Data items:
• • • • •
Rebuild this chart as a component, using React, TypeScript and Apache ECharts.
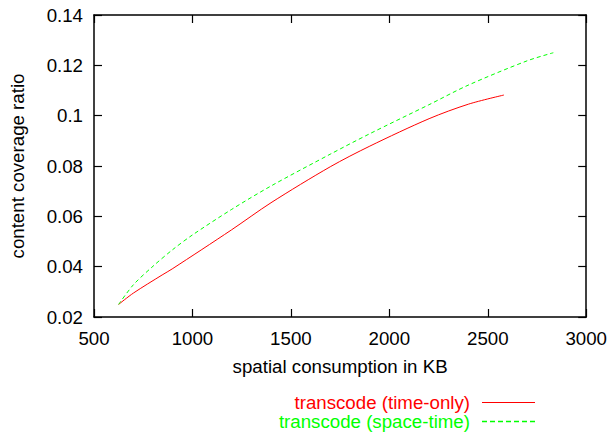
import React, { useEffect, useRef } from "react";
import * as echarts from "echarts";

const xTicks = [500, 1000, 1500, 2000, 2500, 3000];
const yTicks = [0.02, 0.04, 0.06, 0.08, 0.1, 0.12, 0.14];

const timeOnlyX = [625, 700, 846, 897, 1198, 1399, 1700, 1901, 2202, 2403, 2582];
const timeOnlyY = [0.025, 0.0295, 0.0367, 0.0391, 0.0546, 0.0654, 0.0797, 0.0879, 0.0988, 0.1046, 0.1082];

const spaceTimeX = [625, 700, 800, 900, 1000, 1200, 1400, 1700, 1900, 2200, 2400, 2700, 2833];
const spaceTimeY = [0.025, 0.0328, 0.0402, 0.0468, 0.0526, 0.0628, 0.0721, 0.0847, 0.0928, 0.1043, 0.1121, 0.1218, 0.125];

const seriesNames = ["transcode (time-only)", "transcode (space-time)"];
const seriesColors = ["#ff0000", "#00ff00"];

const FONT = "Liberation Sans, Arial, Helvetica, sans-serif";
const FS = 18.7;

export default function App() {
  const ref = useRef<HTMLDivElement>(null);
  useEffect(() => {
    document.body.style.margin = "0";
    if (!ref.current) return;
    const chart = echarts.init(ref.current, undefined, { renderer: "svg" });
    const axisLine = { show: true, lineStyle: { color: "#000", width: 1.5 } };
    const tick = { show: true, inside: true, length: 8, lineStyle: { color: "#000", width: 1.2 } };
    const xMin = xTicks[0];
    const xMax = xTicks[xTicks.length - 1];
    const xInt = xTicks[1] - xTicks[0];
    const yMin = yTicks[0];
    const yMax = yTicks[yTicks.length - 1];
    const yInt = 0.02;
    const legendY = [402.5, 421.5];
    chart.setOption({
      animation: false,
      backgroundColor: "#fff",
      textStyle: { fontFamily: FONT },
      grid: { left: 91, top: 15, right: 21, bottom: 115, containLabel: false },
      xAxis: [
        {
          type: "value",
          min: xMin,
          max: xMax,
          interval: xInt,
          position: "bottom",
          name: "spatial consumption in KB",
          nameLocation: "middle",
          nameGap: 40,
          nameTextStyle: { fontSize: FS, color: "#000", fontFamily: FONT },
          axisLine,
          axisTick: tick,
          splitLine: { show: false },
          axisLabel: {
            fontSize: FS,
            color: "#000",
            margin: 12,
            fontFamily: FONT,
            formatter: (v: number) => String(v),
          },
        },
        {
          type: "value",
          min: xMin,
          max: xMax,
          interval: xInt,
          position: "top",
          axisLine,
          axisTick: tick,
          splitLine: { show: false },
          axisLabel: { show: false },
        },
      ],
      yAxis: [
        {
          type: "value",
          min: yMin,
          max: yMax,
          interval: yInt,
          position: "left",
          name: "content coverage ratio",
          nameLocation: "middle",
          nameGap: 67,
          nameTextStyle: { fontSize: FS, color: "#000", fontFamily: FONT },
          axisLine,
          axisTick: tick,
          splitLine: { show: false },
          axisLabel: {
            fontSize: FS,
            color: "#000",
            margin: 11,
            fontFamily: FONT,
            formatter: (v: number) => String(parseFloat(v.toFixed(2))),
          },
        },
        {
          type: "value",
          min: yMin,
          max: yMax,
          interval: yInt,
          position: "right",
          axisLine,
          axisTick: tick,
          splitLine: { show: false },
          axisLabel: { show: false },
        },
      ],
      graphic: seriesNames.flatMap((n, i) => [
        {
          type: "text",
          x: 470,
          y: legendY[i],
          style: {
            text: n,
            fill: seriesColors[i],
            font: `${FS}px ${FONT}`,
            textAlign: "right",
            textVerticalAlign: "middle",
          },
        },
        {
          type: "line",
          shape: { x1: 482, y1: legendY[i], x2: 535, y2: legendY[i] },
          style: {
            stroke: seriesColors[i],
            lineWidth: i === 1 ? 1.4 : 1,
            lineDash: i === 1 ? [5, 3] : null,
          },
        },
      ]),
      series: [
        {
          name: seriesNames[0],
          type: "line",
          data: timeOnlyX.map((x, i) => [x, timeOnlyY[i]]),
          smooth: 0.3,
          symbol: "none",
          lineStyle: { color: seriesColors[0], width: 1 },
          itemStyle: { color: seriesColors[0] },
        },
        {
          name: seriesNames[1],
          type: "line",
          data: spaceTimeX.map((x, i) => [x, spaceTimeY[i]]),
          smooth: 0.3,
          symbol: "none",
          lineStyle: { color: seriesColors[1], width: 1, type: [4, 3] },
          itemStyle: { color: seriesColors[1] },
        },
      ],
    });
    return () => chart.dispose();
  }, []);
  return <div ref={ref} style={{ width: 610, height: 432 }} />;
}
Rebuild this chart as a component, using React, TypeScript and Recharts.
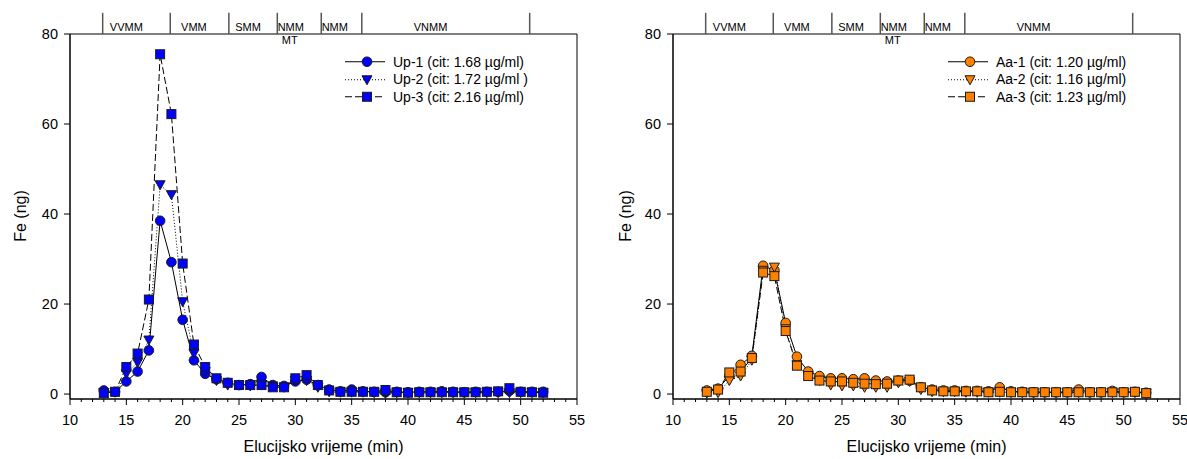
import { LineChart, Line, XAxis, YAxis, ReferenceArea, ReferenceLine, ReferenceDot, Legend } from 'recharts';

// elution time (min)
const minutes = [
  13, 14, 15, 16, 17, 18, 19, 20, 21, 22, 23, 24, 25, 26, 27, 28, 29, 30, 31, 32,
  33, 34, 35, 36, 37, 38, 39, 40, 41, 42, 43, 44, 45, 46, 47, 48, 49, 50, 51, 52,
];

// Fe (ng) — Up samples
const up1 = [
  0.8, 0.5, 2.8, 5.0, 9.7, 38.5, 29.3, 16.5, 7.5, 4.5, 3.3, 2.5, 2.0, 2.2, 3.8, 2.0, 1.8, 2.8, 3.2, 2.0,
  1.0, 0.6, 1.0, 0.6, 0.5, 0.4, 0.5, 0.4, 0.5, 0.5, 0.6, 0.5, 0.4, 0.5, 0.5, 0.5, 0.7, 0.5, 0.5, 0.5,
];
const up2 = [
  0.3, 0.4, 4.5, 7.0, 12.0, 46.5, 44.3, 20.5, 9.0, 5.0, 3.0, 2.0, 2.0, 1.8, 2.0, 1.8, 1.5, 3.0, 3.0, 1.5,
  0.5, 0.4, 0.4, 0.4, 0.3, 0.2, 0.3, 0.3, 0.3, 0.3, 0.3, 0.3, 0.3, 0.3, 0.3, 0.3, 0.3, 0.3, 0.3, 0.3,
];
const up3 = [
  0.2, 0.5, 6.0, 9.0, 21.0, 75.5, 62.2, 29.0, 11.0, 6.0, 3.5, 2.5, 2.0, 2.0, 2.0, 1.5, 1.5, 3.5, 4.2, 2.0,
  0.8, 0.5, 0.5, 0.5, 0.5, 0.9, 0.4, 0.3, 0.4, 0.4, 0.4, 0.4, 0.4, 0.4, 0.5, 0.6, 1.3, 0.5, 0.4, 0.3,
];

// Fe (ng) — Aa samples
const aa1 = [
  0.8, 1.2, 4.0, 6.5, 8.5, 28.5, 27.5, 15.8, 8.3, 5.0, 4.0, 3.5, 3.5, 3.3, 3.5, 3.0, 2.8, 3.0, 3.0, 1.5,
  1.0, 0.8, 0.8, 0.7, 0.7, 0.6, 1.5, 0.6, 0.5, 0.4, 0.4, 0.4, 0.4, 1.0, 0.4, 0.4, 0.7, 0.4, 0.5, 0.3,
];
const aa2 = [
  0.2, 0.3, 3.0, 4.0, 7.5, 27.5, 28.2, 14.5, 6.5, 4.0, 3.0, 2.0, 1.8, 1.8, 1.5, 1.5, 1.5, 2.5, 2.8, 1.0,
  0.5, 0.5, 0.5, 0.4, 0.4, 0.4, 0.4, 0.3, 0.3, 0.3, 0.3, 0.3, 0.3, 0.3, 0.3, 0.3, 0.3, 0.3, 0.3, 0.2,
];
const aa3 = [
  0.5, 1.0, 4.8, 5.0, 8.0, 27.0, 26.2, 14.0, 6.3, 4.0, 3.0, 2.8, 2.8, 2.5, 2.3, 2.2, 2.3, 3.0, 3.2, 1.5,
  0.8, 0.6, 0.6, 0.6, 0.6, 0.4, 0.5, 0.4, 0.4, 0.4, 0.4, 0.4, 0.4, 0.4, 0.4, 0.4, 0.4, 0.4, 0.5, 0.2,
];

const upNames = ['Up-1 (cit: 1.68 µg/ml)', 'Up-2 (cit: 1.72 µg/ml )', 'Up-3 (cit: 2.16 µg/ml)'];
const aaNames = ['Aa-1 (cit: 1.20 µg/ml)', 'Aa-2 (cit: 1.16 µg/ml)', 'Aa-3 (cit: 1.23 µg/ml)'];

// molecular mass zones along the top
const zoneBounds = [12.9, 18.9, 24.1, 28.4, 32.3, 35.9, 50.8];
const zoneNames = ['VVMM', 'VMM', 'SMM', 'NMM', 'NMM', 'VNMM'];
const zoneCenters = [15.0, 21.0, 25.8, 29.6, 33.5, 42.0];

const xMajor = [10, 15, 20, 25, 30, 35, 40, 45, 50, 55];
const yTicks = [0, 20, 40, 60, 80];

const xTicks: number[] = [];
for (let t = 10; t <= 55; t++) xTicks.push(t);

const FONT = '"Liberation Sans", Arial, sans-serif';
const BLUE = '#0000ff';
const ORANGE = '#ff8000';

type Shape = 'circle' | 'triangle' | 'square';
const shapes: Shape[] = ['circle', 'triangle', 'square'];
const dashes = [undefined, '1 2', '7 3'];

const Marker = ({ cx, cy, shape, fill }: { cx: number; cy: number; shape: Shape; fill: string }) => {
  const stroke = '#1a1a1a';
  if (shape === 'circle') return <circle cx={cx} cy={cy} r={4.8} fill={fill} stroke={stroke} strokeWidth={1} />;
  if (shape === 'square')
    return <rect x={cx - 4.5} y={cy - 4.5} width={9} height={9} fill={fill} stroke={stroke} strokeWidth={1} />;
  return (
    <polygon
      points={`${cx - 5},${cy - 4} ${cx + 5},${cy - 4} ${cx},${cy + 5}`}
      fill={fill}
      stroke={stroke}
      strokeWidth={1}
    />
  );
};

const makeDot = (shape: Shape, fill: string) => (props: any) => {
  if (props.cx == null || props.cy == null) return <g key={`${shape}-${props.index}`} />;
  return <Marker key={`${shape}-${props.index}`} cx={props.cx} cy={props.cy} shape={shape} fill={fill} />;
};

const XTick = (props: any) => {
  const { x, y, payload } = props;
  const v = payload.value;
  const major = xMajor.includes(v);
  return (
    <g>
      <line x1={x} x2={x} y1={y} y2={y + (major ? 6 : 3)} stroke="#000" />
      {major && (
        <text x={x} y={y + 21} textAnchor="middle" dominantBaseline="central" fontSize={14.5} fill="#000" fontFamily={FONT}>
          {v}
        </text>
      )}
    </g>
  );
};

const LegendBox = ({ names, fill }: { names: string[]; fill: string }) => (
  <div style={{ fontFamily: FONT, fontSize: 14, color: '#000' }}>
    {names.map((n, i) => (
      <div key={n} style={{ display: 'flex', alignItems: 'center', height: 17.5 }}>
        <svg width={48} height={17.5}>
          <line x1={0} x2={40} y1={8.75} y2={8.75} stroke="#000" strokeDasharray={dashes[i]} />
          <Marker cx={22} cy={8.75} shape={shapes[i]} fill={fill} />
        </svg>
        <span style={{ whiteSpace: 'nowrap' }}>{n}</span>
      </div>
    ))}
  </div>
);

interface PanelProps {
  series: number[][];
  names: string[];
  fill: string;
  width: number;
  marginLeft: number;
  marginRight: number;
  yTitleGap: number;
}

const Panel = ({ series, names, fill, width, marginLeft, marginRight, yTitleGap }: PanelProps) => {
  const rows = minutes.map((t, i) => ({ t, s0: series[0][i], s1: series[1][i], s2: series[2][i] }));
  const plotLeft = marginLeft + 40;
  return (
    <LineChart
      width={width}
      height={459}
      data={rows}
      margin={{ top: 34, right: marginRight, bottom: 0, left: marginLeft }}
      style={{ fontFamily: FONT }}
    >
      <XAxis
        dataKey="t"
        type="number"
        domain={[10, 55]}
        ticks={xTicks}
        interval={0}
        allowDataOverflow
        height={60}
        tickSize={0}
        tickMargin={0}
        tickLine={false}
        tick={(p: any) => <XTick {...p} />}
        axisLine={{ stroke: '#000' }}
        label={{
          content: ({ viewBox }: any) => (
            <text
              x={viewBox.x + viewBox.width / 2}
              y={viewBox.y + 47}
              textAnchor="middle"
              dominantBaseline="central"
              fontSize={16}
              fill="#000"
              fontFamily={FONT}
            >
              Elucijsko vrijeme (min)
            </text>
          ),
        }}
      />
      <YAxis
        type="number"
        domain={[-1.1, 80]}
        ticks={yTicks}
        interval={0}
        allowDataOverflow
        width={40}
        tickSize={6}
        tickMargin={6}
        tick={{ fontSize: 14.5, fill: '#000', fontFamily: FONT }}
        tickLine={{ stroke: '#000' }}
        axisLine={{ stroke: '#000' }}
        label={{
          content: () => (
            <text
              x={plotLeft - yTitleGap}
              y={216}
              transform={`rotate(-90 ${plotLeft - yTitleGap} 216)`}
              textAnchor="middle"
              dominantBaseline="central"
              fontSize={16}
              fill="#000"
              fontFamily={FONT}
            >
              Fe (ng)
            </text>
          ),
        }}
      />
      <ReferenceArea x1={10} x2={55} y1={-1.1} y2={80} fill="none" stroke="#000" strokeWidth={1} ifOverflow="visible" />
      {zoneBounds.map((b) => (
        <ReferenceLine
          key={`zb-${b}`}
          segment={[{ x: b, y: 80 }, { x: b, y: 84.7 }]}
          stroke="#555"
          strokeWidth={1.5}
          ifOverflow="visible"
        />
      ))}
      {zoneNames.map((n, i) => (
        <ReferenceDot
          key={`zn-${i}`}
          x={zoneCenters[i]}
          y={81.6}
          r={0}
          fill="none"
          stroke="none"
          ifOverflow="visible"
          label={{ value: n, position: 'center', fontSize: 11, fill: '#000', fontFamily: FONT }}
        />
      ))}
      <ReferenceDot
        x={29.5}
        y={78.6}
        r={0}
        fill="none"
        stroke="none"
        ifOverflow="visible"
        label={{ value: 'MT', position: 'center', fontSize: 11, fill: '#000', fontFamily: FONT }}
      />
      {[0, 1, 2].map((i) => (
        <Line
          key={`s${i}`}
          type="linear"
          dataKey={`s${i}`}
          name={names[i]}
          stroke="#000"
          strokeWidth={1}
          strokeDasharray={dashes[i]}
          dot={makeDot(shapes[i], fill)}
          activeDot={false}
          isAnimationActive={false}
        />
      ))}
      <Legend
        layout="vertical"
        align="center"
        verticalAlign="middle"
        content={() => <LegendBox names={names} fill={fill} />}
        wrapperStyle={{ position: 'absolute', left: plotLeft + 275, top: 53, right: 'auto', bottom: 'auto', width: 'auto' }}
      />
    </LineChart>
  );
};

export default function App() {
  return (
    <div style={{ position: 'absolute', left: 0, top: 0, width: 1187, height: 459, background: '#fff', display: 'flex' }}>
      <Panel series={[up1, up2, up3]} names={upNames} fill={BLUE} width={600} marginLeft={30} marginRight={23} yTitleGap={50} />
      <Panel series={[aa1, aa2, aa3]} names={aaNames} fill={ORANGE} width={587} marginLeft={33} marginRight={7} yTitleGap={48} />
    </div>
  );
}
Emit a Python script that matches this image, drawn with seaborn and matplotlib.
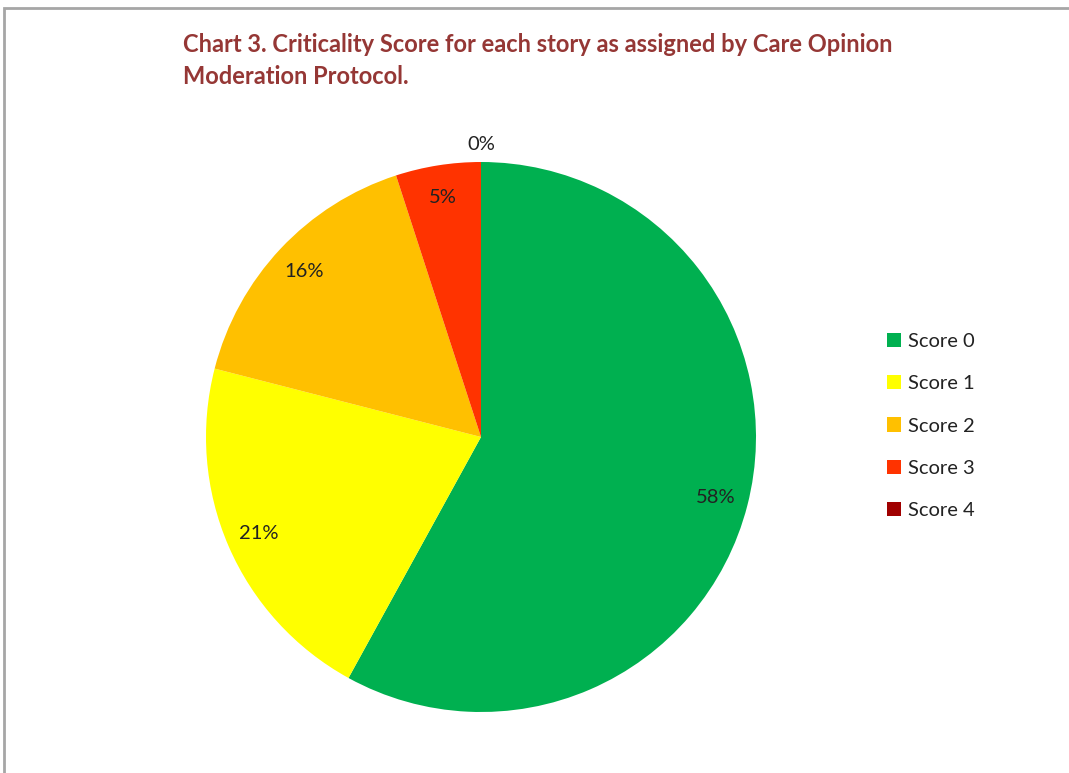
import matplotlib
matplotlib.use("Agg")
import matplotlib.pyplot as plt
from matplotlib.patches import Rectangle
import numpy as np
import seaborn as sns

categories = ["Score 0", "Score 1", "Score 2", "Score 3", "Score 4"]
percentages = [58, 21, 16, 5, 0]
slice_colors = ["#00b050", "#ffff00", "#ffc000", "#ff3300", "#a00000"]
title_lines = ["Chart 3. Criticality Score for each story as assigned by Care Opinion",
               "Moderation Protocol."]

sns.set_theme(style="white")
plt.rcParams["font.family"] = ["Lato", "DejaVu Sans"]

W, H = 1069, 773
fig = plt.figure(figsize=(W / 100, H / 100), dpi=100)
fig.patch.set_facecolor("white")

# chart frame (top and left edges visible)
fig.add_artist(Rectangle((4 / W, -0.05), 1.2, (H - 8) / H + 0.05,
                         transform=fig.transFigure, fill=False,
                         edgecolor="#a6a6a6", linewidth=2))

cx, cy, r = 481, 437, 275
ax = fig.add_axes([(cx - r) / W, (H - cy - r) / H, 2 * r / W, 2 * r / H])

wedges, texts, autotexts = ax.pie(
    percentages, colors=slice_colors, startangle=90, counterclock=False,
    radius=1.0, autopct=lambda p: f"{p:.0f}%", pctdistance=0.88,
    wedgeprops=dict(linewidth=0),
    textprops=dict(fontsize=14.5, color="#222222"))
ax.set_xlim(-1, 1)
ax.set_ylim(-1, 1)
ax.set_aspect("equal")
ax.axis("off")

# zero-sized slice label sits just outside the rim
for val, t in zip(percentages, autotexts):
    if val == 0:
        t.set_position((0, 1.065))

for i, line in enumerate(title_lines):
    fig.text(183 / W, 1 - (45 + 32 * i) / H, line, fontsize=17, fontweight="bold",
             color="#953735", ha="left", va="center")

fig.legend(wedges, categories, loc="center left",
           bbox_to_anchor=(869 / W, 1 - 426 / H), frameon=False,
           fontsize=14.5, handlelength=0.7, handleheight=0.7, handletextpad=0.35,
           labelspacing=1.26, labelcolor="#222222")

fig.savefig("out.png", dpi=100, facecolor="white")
• • • • •
> Task instructions:
Your task is to return the lines above, from the first one up to and including the line containing "const yTicks = [0.02, 0.04, 0.06, 0.08, 0.1, 0.12, 0.14];", minus any pictures.

> Result:
Rebuild this chart as a component, using React, TypeScript and Apache ECharts.
import React, { useEffect, useRef } from "react";
import * as echarts from "echarts";

const xTicks = [500, 1000, 1500, 2000, 2500, 3000];
const yTicks = [0.02, 0.04, 0.06, 0.08, 0.1, 0.12, 0.14];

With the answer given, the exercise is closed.